» **Required work**
Copy out the data below from the line containing "Clone this diagram in TikZ." to the line containing "(0,0) rectangle (1049,845);", both lines included, with all images left out.

» **Input rows**

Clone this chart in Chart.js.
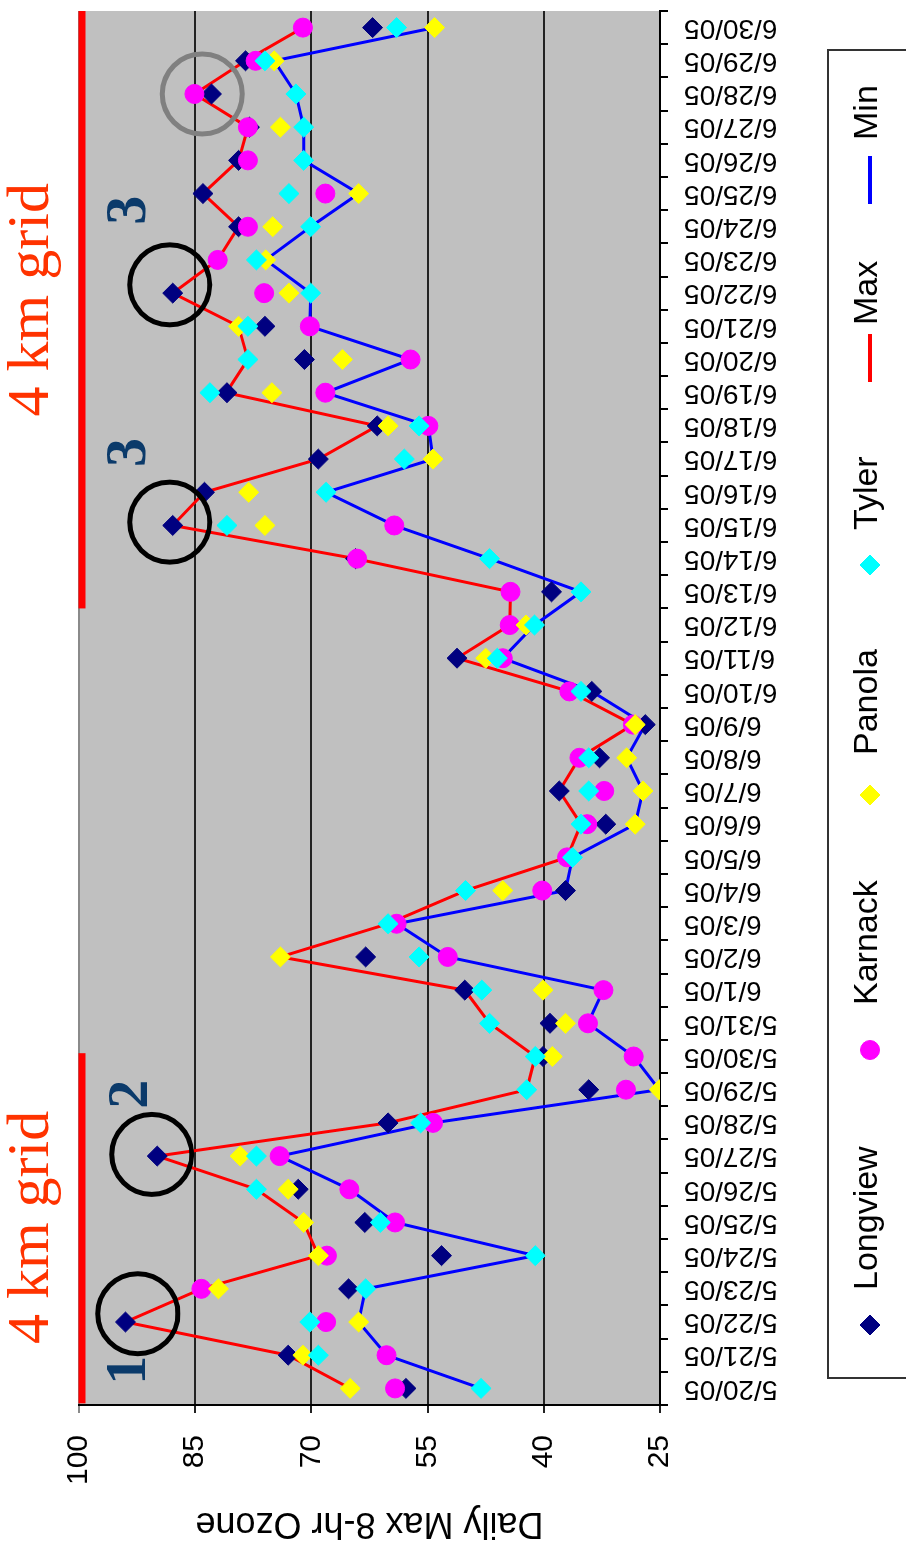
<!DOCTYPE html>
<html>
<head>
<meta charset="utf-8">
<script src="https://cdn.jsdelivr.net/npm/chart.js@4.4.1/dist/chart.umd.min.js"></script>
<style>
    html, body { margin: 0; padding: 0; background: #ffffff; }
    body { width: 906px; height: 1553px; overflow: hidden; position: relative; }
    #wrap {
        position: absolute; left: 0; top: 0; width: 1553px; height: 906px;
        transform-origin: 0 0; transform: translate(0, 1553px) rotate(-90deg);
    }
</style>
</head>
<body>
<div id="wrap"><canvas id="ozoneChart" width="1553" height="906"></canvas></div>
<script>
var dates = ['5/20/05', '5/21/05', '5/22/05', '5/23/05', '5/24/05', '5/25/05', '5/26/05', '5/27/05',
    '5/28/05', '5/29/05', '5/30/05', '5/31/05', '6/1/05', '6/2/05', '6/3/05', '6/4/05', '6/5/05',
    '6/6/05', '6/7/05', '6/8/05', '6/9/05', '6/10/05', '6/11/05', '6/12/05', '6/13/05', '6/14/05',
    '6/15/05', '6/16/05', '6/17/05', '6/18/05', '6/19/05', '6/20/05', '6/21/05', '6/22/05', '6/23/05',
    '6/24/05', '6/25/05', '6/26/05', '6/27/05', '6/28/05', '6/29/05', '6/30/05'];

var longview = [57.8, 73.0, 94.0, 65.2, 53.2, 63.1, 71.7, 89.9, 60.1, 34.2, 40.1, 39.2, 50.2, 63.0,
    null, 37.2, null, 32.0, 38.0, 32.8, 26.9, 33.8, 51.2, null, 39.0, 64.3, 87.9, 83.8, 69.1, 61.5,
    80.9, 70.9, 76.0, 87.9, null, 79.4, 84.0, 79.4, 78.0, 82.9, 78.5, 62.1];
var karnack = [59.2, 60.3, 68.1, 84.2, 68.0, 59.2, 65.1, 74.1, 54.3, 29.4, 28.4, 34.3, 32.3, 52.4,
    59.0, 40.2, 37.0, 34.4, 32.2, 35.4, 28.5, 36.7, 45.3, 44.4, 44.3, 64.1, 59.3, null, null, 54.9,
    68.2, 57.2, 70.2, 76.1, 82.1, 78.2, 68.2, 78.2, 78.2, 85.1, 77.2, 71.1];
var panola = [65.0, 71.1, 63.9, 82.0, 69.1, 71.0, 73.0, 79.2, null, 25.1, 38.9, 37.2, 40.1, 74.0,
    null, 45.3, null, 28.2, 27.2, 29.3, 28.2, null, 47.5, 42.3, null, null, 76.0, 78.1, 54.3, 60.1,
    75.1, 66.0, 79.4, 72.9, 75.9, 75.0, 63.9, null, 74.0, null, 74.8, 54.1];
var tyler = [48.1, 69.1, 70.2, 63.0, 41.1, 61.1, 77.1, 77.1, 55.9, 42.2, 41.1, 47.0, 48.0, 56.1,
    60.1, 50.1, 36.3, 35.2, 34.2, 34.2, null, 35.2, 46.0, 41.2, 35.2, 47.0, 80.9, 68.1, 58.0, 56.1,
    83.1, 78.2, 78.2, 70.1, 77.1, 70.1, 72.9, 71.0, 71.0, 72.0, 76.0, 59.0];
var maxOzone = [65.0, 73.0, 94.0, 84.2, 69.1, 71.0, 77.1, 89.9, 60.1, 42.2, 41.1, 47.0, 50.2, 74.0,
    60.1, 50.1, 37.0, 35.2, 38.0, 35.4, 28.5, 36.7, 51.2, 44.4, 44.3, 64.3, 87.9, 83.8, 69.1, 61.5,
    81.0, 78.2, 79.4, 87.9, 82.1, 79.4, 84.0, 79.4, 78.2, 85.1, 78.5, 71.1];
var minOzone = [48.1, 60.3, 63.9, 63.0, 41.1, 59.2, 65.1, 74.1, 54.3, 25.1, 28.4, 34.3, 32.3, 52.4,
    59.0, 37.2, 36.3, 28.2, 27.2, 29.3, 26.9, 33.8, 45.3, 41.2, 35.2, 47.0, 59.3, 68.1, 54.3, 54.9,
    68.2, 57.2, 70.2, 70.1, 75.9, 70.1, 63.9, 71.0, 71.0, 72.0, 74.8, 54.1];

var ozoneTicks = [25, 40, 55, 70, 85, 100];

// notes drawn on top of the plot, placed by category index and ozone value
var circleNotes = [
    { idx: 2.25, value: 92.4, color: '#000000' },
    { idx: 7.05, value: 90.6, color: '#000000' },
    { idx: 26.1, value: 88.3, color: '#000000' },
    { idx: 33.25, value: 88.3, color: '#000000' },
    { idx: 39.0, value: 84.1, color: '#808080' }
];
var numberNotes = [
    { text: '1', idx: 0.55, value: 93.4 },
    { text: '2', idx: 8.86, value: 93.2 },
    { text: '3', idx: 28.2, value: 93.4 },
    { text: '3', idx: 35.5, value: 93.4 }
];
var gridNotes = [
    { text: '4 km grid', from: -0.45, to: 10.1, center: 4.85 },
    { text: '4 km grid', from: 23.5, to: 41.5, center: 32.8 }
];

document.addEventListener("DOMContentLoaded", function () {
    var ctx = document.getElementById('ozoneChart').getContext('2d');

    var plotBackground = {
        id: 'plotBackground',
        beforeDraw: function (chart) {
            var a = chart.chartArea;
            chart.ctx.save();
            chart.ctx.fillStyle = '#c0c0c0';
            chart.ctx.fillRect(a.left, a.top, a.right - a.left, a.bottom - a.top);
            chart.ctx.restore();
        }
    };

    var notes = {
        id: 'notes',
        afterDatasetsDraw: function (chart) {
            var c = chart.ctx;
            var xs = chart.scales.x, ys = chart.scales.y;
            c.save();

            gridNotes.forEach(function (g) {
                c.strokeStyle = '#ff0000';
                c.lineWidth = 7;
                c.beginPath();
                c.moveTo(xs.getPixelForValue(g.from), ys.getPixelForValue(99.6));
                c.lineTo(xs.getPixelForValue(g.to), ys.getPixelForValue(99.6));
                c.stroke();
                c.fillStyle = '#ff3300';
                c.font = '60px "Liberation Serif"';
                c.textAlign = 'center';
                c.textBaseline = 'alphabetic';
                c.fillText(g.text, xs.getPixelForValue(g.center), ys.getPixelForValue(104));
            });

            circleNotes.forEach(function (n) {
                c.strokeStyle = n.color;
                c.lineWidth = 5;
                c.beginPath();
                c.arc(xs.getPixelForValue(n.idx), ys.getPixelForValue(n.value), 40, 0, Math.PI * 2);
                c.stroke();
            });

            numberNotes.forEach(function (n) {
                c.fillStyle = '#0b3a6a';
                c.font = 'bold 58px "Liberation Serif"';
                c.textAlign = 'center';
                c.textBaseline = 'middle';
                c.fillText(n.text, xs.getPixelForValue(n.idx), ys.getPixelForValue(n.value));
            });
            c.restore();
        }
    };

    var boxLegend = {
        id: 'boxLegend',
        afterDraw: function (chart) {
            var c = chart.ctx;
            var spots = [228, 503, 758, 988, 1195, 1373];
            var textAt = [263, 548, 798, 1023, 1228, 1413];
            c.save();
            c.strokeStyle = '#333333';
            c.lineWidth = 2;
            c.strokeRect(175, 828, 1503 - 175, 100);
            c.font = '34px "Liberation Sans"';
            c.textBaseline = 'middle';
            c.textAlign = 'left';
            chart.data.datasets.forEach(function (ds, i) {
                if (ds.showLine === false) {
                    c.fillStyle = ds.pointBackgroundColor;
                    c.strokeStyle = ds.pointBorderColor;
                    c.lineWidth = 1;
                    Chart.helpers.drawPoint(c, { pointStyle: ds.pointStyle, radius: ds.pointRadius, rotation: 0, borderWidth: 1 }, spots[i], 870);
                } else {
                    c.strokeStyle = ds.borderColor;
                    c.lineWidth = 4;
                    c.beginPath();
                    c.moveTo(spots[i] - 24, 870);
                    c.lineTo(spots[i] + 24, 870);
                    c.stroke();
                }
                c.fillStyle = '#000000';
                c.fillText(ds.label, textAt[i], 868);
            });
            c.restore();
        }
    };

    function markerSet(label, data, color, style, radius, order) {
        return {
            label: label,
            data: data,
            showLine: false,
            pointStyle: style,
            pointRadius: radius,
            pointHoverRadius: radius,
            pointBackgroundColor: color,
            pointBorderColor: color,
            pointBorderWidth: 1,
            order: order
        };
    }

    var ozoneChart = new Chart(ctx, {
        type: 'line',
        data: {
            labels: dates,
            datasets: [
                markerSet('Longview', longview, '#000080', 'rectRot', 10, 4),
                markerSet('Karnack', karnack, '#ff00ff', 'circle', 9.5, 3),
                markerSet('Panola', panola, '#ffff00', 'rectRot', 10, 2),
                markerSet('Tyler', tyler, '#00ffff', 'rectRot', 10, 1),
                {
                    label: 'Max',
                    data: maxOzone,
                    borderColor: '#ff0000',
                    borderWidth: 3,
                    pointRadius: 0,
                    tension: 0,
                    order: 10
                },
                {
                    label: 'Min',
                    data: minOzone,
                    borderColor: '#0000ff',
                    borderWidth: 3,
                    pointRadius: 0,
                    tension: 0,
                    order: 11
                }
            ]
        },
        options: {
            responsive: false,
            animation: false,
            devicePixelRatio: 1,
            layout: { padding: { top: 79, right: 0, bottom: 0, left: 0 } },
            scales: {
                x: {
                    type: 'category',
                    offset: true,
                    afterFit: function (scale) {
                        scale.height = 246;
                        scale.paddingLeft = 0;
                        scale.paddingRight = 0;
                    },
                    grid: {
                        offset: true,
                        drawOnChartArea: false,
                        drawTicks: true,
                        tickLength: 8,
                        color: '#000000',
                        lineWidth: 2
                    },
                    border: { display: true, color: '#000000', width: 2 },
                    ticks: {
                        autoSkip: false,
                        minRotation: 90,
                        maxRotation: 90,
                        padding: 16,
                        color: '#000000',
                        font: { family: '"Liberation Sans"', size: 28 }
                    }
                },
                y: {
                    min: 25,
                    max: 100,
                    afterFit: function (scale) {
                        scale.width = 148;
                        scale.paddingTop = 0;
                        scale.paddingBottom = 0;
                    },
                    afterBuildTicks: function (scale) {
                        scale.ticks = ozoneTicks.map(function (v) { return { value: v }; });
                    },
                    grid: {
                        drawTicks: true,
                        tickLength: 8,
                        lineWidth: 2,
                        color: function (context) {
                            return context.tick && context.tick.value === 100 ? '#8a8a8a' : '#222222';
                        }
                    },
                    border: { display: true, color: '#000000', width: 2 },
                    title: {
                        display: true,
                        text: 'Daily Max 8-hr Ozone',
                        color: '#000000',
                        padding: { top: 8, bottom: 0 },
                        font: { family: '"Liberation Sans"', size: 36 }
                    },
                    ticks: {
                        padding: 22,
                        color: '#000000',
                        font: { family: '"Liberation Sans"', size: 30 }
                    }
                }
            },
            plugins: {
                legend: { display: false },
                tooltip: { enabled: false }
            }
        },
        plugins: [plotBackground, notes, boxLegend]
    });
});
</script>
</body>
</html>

==

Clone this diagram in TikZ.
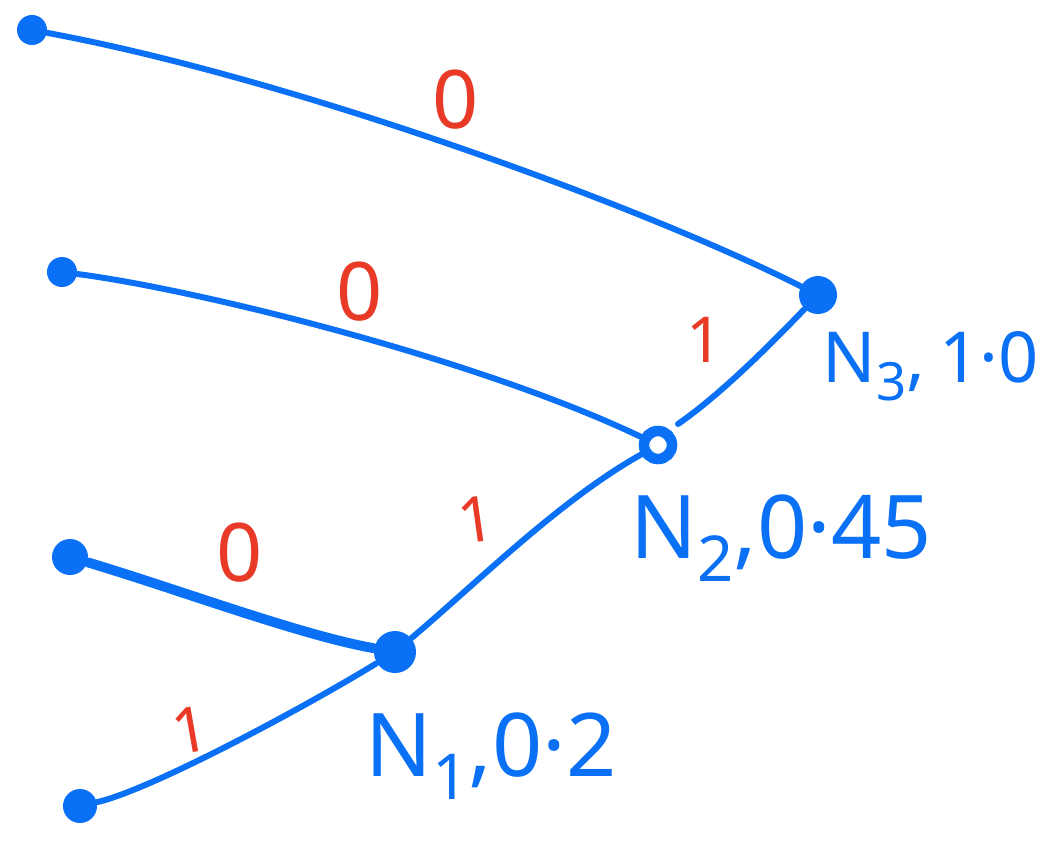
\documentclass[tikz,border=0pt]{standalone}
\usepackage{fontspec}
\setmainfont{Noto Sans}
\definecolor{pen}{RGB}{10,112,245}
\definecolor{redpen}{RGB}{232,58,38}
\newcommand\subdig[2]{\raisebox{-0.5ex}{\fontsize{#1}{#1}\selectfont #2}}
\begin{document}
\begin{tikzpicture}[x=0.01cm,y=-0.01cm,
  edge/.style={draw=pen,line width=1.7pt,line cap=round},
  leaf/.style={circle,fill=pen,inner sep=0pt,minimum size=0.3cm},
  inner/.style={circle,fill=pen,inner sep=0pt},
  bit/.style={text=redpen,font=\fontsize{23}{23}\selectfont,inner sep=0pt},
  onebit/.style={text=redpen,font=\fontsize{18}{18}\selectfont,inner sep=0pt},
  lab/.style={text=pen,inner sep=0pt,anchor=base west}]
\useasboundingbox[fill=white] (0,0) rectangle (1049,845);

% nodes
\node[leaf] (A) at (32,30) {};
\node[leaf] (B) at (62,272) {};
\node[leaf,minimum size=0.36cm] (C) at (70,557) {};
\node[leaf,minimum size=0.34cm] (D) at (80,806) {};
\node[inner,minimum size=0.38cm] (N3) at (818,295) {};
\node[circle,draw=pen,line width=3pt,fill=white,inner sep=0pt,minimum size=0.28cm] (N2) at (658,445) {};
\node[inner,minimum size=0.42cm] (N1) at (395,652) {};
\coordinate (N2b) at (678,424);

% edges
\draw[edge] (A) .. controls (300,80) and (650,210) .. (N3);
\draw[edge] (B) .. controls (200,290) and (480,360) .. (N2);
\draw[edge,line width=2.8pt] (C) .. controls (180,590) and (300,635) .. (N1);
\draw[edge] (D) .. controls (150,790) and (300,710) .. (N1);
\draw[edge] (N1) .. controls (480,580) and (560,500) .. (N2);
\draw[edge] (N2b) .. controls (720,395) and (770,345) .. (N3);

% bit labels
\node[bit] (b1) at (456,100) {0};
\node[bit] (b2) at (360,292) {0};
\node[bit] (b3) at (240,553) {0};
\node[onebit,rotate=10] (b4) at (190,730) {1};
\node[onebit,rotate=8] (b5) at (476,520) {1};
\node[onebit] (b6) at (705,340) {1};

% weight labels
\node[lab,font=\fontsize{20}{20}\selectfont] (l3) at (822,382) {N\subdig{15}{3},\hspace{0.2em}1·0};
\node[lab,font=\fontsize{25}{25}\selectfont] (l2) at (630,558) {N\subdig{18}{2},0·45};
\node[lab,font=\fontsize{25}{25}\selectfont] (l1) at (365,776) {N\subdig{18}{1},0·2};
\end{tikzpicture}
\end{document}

» **Result below**
Clone this diagram in TikZ.
\documentclass[tikz,border=0pt]{standalone}
\usepackage{fontspec}
\setmainfont{Noto Sans}
\definecolor{pen}{RGB}{10,112,245}
\definecolor{redpen}{RGB}{232,58,38}
\newcommand\subdig[2]{\raisebox{-0.5ex}{\fontsize{#1}{#1}\selectfont #2}}
\begin{document}
\begin{tikzpicture}[x=0.01cm,y=-0.01cm,
  edge/.style={draw=pen,line width=1.7pt,line cap=round},
  leaf/.style={circle,fill=pen,inner sep=0pt,minimum size=0.3cm},
  inner/.style={circle,fill=pen,inner sep=0pt},
  bit/.style={text=redpen,font=\fontsize{23}{23}\selectfont,inner sep=0pt},
  onebit/.style={text=redpen,font=\fontsize{18}{18}\selectfont,inner sep=0pt},
  lab/.style={text=pen,inner sep=0pt,anchor=base west}]
\useasboundingbox[fill=white] (0,0) rectangle (1049,845);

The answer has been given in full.